-- start of DATASET CONTENT --

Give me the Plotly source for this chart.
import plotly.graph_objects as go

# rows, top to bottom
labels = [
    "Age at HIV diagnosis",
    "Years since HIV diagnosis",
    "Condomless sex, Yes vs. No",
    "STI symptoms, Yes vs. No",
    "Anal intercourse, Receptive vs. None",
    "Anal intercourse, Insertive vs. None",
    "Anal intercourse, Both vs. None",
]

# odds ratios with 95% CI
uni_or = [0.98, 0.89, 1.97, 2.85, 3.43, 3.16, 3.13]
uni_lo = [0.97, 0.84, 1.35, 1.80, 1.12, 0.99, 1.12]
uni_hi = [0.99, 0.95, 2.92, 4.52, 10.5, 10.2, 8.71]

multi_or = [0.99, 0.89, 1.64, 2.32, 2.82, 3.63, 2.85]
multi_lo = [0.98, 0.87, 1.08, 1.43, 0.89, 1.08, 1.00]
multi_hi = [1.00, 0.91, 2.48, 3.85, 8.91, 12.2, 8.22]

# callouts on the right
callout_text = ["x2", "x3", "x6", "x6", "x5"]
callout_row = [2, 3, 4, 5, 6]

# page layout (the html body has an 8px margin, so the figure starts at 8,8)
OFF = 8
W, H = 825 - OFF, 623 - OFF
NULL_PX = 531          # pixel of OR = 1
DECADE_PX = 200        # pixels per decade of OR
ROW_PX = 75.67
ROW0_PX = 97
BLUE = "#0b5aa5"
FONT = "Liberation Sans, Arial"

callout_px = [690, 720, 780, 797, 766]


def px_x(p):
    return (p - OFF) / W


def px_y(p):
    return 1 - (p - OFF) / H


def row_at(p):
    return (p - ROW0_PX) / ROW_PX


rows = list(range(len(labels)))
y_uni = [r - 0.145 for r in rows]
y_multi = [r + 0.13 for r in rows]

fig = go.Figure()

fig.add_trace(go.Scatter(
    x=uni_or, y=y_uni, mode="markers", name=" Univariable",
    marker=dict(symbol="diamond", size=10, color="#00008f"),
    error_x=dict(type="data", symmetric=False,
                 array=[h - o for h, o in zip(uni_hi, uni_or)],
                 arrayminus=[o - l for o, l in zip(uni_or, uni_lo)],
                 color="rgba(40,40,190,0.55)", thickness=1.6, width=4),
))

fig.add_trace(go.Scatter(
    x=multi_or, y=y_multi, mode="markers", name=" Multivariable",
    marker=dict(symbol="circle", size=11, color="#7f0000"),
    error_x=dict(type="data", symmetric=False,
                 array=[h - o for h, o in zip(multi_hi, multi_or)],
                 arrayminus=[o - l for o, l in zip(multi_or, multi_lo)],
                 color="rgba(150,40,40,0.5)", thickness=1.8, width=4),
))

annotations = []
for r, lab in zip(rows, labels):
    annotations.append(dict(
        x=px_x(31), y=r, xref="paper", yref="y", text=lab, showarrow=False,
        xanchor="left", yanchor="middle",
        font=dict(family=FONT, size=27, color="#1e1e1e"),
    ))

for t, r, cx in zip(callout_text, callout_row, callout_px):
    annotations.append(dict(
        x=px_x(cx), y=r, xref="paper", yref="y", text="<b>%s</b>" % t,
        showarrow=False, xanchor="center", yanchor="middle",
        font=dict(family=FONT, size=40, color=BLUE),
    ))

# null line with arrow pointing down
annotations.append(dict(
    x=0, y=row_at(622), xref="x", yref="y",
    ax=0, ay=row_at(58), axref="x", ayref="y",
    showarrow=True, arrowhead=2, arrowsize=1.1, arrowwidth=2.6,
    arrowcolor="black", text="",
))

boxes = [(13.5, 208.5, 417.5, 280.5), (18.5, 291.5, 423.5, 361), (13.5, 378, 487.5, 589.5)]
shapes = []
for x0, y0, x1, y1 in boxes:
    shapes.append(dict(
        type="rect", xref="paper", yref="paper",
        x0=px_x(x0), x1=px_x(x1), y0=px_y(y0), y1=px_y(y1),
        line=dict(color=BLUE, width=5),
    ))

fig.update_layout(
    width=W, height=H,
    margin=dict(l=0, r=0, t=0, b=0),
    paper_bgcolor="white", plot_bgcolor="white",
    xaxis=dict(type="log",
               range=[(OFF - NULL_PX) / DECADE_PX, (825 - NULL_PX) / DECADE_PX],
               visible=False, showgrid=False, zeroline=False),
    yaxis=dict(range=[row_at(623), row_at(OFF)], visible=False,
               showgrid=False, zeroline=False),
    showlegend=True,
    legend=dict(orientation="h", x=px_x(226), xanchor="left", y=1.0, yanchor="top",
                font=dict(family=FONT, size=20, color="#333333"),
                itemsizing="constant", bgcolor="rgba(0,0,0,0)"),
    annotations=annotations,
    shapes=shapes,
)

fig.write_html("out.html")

-- end of DATASET CONTENT --

- WHAT THIS TASK INVOLVES
Restate the first line and every line after it, word for word, stopping once the line with "import plotly.graph_objects as go" is done.

- FINAL RESULT
Give me the Plotly source for this chart.
import plotly.graph_objects as go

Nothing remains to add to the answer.